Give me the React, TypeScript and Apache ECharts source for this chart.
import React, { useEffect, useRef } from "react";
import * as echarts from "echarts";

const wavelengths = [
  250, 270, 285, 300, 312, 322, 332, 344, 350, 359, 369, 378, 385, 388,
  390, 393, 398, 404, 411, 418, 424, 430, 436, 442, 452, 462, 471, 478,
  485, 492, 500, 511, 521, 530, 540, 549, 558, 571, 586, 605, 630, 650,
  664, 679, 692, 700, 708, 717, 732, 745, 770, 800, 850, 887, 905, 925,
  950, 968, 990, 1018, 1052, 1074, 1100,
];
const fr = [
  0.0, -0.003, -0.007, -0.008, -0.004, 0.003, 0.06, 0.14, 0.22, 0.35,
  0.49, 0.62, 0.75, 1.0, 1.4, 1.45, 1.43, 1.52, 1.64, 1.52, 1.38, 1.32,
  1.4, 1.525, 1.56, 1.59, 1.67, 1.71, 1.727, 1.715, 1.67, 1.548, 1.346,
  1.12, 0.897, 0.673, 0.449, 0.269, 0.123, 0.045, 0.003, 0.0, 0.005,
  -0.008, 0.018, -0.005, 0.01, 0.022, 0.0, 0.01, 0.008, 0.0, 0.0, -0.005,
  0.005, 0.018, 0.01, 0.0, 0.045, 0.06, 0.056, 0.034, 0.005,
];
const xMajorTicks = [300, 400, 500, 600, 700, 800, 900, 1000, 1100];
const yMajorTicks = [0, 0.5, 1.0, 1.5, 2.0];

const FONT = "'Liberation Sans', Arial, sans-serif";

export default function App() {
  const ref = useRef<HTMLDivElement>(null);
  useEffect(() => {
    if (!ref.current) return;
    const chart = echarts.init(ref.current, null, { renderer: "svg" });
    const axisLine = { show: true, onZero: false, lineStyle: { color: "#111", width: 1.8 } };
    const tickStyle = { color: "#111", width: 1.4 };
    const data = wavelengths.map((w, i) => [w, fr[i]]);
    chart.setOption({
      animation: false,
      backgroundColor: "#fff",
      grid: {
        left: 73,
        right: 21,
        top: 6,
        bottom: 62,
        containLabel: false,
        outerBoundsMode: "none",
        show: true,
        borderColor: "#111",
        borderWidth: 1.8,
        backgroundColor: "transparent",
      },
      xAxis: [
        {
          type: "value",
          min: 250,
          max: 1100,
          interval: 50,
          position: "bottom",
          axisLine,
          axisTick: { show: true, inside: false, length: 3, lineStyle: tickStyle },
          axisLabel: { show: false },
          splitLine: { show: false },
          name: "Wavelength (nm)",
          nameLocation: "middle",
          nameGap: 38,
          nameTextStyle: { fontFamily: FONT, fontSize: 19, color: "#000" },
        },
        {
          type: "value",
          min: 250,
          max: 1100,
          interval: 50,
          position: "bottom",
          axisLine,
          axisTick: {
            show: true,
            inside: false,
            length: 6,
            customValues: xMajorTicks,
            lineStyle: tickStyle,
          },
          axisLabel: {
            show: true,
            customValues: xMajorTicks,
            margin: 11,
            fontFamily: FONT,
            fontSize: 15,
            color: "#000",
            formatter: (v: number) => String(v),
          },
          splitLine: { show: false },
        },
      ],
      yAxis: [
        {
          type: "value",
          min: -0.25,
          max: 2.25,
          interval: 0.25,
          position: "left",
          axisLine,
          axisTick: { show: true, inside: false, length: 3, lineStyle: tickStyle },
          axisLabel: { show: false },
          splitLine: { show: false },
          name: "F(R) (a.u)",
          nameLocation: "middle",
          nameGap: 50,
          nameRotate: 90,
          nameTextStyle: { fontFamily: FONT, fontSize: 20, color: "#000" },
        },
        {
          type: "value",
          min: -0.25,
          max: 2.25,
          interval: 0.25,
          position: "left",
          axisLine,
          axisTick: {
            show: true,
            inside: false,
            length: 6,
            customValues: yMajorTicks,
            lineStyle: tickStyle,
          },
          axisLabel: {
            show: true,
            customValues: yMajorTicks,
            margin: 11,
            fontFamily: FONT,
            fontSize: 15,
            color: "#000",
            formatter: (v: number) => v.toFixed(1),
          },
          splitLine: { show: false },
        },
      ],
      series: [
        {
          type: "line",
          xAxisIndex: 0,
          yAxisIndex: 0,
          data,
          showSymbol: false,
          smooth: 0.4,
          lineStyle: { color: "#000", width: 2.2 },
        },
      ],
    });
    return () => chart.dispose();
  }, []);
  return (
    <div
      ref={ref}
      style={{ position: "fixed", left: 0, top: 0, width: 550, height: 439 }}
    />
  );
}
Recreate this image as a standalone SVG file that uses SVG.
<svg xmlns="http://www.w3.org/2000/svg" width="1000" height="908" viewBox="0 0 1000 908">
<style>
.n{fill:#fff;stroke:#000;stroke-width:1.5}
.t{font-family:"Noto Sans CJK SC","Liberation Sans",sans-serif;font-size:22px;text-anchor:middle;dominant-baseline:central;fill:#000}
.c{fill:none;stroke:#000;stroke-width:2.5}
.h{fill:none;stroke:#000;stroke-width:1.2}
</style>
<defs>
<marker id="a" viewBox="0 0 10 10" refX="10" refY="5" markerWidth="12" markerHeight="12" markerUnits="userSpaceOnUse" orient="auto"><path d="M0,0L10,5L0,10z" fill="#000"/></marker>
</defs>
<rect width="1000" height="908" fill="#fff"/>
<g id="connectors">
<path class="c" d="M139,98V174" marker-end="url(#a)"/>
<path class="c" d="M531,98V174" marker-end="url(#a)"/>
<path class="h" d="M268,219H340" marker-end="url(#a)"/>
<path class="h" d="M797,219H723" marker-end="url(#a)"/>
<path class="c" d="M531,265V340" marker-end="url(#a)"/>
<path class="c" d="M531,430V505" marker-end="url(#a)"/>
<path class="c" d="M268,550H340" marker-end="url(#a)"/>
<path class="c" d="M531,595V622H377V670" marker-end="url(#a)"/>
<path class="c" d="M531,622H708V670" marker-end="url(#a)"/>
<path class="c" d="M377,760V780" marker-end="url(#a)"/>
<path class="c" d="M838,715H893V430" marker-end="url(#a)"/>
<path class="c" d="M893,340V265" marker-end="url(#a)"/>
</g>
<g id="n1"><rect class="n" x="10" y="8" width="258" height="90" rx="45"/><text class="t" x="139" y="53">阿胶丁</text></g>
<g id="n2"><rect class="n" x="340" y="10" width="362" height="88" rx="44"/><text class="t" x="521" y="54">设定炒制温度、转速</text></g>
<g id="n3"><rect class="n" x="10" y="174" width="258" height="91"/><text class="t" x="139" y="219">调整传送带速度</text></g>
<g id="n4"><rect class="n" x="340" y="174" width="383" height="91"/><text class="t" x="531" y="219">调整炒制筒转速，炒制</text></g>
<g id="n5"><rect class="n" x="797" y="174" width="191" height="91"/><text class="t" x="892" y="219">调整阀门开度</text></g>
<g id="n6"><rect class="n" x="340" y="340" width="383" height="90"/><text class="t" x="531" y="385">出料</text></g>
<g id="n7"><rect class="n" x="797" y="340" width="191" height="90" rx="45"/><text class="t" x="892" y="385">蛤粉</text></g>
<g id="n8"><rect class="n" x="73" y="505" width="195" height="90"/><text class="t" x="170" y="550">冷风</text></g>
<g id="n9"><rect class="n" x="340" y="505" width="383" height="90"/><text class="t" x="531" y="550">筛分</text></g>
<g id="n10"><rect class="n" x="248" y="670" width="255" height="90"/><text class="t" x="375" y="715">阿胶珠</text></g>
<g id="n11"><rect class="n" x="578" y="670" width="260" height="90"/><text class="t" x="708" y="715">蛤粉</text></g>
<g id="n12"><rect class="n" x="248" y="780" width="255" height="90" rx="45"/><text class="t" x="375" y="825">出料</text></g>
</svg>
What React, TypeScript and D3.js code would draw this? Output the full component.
..........
Copy down the material exactly as written.

Give me the React, TypeScript and Apache ECharts source for this chart.
import React, { useEffect, useRef } from "react";
import * as echarts from "echarts";

const wavelengths = [
  250, 270, 285, 300, 312, 322, 332, 344, 350, 359, 369, 378, 385, 388,
  390, 393, 398, 404, 411, 418, 424, 430, 436, 442, 452, 462, 471, 478,
  485, 492, 500, 511, 521, 530, 540, 549, 558, 571, 586, 605, 630, 650,
  664, 679, 692, 700, 708, 717, 732, 745, 770, 800, 850, 887, 905, 925,
  950, 968, 990, 1018, 1052, 1074, 1100,
];
const fr = [
  0.0, -0.003, -0.007, -0.008, -0.004, 0.003, 0.06, 0.14, 0.22, 0.35,
  0.49, 0.62, 0.75, 1.0, 1.4, 1.45, 1.43, 1.52, 1.64, 1.52, 1.38, 1.32,
  1.4, 1.525, 1.56, 1.59, 1.67, 1.71, 1.727, 1.715, 1.67, 1.548, 1.346,
  1.12, 0.897, 0.673, 0.449, 0.269, 0.123, 0.045, 0.003, 0.0, 0.005,
  -0.008, 0.018, -0.005, 0.01, 0.022, 0.0, 0.01, 0.008, 0.0, 0.0, -0.005,
  0.005, 0.018, 0.01, 0.0, 0.045, 0.06, 0.056, 0.034, 0.005,
];
const xMajorTicks = [300, 400, 500, 600, 700, 800, 900, 1000, 1100];
const yMajorTicks = [0, 0.5, 1.0, 1.5, 2.0];

const FONT = "'Liberation Sans', Arial, sans-serif";

export default function App() {
  const ref = useRef<HTMLDivElement>(null);
  useEffect(() => {
    if (!ref.current) return;
    const chart = echarts.init(ref.current, null, { renderer: "svg" });
    const axisLine = { show: true, onZero: false, lineStyle: { color: "#111", width: 1.8 } };
    const tickStyle = { color: "#111", width: 1.4 };
    const data = wavelengths.map((w, i) => [w, fr[i]]);
    chart.setOption({
      animation: false,
      backgroundColor: "#fff",
      grid: {
        left: 73,
        right: 21,
        top: 6,
        bottom: 62,
        containLabel: false,
        outerBoundsMode: "none",
        show: true,
        borderColor: "#111",
        borderWidth: 1.8,
        backgroundColor: "transparent",
      },
      xAxis: [
        {
          type: "value",
          min: 250,
          max: 1100,
          interval: 50,
          position: "bottom",
          axisLine,
          axisTick: { show: true, inside: false, length: 3, lineStyle: tickStyle },
          axisLabel: { show: false },
          splitLine: { show: false },
          name: "Wavelength (nm)",
          nameLocation: "middle",
          nameGap: 38,
          nameTextStyle: { fontFamily: FONT, fontSize: 19, color: "#000" },
        },
        {
          type: "value",
          min: 250,
          max: 1100,
          interval: 50,
          position: "bottom",
          axisLine,
          axisTick: {
            show: true,
            inside: false,
            length: 6,
            customValues: xMajorTicks,
            lineStyle: tickStyle,
          },
          axisLabel: {
            show: true,
            customValues: xMajorTicks,
            margin: 11,
            fontFamily: FONT,
            fontSize: 15,
            color: "#000",
            formatter: (v: number) => String(v),
          },
          splitLine: { show: false },
        },
      ],
      yAxis: [
        {
          type: "value",
          min: -0.25,
          max: 2.25,
          interval: 0.25,
          position: "left",
          axisLine,
          axisTick: { show: true, inside: false, length: 3, lineStyle: tickStyle },
          axisLabel: { show: false },
          splitLine: { show: false },
          name: "F(R) (a.u)",
          nameLocation: "middle",
          nameGap: 50,
          nameRotate: 90,
          nameTextStyle: { fontFamily: FONT, fontSize: 20, color: "#000" },
        },
        {
          type: "value",
          min: -0.25,
          max: 2.25,
          interval: 0.25,
          position: "left",
          axisLine,
          axisTick: {
            show: true,
            inside: false,
            length: 6,
            customValues: yMajorTicks,
            lineStyle: tickStyle,
          },
          axisLabel: {
            show: true,
            customValues: yMajorTicks,
            margin: 11,
            fontFamily: FONT,
            fontSize: 15,
            color: "#000",
            formatter: (v: number) => v.toFixed(1),
          },
          splitLine: { show: false },
        },
      ],
      series: [
        {
          type: "line",
          xAxisIndex: 0,
          yAxisIndex: 0,
          data,
          showSymbol: false,
          smooth: 0.4,
          lineStyle: { color: "#000", width: 2.2 },
        },
      ],
    });
    return () => chart.dispose();
  }, []);
  return (
    <div
      ref={ref}
      style={{ position: "fixed", left: 0, top: 0, width: 550, height: 439 }}
    />
  );
}
Recreate this image as a standalone SVG file that uses SVG.
<svg xmlns="http://www.w3.org/2000/svg" width="1000" height="908" viewBox="0 0 1000 908">
<style>
.n{fill:#fff;stroke:#000;stroke-width:1.5}
.t{font-family:"Noto Sans CJK SC","Liberation Sans",sans-serif;font-size:22px;text-anchor:middle;dominant-baseline:central;fill:#000}
.c{fill:none;stroke:#000;stroke-width:2.5}
.h{fill:none;stroke:#000;stroke-width:1.2}
</style>
<defs>
<marker id="a" viewBox="0 0 10 10" refX="10" refY="5" markerWidth="12" markerHeight="12" markerUnits="userSpaceOnUse" orient="auto"><path d="M0,0L10,5L0,10z" fill="#000"/></marker>
</defs>
<rect width="1000" height="908" fill="#fff"/>
<g id="connectors">
<path class="c" d="M139,98V174" marker-end="url(#a)"/>
<path class="c" d="M531,98V174" marker-end="url(#a)"/>
<path class="h" d="M268,219H340" marker-end="url(#a)"/>
<path class="h" d="M797,219H723" marker-end="url(#a)"/>
<path class="c" d="M531,265V340" marker-end="url(#a)"/>
<path class="c" d="M531,430V505" marker-end="url(#a)"/>
<path class="c" d="M268,550H340" marker-end="url(#a)"/>
<path class="c" d="M531,595V622H377V670" marker-end="url(#a)"/>
<path class="c" d="M531,622H708V670" marker-end="url(#a)"/>
<path class="c" d="M377,760V780" marker-end="url(#a)"/>
<path class="c" d="M838,715H893V430" marker-end="url(#a)"/>
<path class="c" d="M893,340V265" marker-end="url(#a)"/>
</g>
<g id="n1"><rect class="n" x="10" y="8" width="258" height="90" rx="45"/><text class="t" x="139" y="53">阿胶丁</text></g>
<g id="n2"><rect class="n" x="340" y="10" width="362" height="88" rx="44"/><text class="t" x="521" y="54">设定炒制温度、转速</text></g>
<g id="n3"><rect class="n" x="10" y="174" width="258" height="91"/><text class="t" x="139" y="219">调整传送带速度</text></g>
<g id="n4"><rect class="n" x="340" y="174" width="383" height="91"/><text class="t" x="531" y="219">调整炒制筒转速，炒制</text></g>
<g id="n5"><rect class="n" x="797" y="174" width="191" height="91"/><text class="t" x="892" y="219">调整阀门开度</text></g>
<g id="n6"><rect class="n" x="340" y="340" width="383" height="90"/><text class="t" x="531" y="385">出料</text></g>
<g id="n7"><rect class="n" x="797" y="340" width="191" height="90" rx="45"/><text class="t" x="892" y="385">蛤粉</text></g>
<g id="n8"><rect class="n" x="73" y="505" width="195" height="90"/><text class="t" x="170" y="550">冷风</text></g>
<g id="n9"><rect class="n" x="340" y="505" width="383" height="90"/><text class="t" x="531" y="550">筛分</text></g>
<g id="n10"><rect class="n" x="248" y="670" width="255" height="90"/><text class="t" x="375" y="715">阿胶珠</text></g>
<g id="n11"><rect class="n" x="578" y="670" width="260" height="90"/><text class="t" x="708" y="715">蛤粉</text></g>
<g id="n12"><rect class="n" x="248" y="780" width="255" height="90" rx="45"/><text class="t" x="375" y="825">出料</text></g>
</svg>
What React, TypeScript and D3.js code would draw this? Output the full component.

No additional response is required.